Date:  Thursday 17 March 2011
Time: 15:30-17:00
Place: Room 1A21, Pieter de la Court building, Wassenaarseweg 52, Leiden.
Speakers: Prof. Allen M. Howard

This seminar is a joint initiative of the ASC and the Department of Cultural Anthropology, Leiden University.

Discussant:
Sebastiaan Soeters, African Studies Centre

You are kindly requested to register for this seminar.

Abstract:
Freetown, the capital of the British West-African colony of Sierra Leone, was central to the Allies’ strategy during World War II. It served as a convoy station, with up to 200 cargo and military vessels moving in and out of is well-protected harbour at the height of wartime activities. In 1939, Great Britain introduced a general militarization of the city and the US built installations and stationed officers and troops there.

Freetown’s population doubled in size in less than two years during the war as tens of thousands of men worked on construction sites and the docks or were recruited into military units. African women were affected by the changes too. The authorities used the law, propaganda, cooptation, threats and punishments to gain city dwellers’ consent to war-time demands. Africans made many sacrifices but also went on strike in an attempt to get higher wages and improved living conditions. They protested unfair prices, circumvented controls and challenged racism on the streets and in the barracks.
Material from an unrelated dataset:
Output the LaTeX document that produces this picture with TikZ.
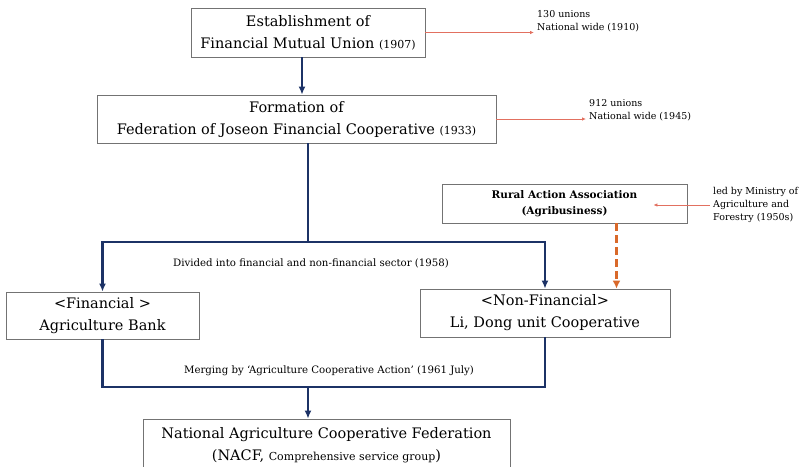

This case study, using archival and oral records, is part of a project by a group of scholars to assess the impact of global forces on Africa during World War II and to measure Africa’s economic and other contributions to the war. The Freetown study shows that global forces were both realized and buffered through complex processes of coercion, regulation, confrontation, resistance and accommodation.

Allen M. Howard
has recently retired as Professor of African and World History at Rutgers University, New Brunswick, New Jersey, US. He has published widely on African cities, ethnicity, trade and traders, and the application of spatial analysis to African history. His recent publications include a co-edited book entitled The Spatial Factor in Africa History: The Relationship of the Social, Material, and Perceptual (Brill, 2005); ‘Nineteenth-Century Coastal Slave Trading and the British Abolition Campaign in Sierra Leone’, Slavery and Abolition, 27 (2006); and ‘Mande Kola Traders of Northwestern Sierra Leone, late 1700s to 1930’, Mande Studies 9 (2007).